Block’s book served as this nascent novelist’s first Bible. I read it over and over, primarily because I responded to his crisply professional approach. WNPP wasn’t full of inspirational, follow-your-bliss advice. It treated writing as a job, which made sense given’s Block background in the paperback trade of the 1950s and 1960s, and was resolutely practical. He suggested subjecting several novels in your chosen genre to detailed outlining, and I broke down more than one of Block’s own books to study the mechanics of story.

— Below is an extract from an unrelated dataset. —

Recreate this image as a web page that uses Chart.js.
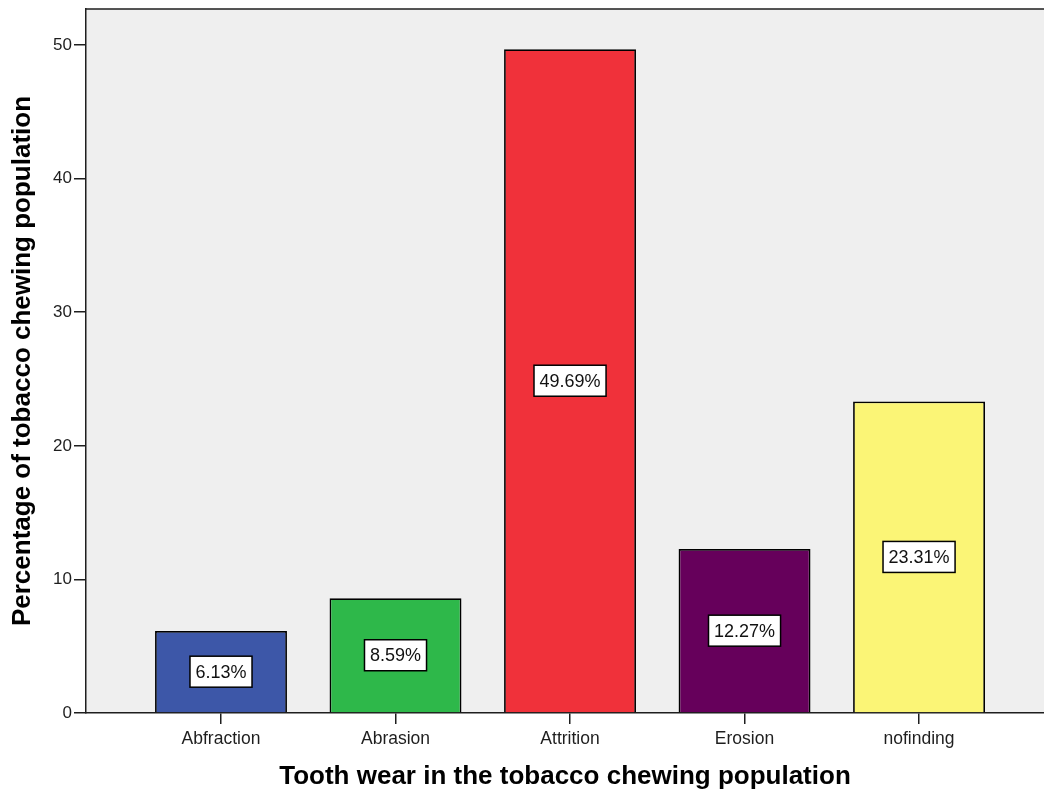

It’s no surprise Block updated his book for the modern age, given the forward-thinking approach he’s had for his entire career. He was ahead of the curve on audiobooks, embraced e-books early, and of late has self-published several titles including this one and the most recent entry in his Burglar series.

That breadth of experience is brought to bear on the new and improved WNPPP. What surprises is how little revision the first fourteen chapters required. For all the technological innovations, the nuts and bolts of writing haven’t changed. Block’s counsel has weathered well, and he smartly peppers the text with interjections updating the content. Plenty of material that has served me in good stead for decades remains intact, like Block telling the story of how novelist John D. MacDonald made use of a chance meeting with a friend’s father: “By the time the evening was done, my father didn’t know too much about John D. MacDonald, but MacDonald sure learned a lot about hotel management.” I still hope to work a reference to a “tobbo shop” in somewhere. In the chapter on outlining, Block is finally able to quote an uproarious example from Donald E. Westlake’s Adios, Scheherazade that he’d previously only left to the imagination. Thanks to an assist from Duane Swierczynski a while back, I was able to read Westlake’s original, but reprinted in this context, it’s even funnier.

As for the book’s Pixel portion, Block wisely observes that the field is changing so fast the best he can do is offer tips on where to find the most current information. But focus your energy on what precedes it. Writing a good book is always your best first step, and Block will put you on the road to accomplishing that.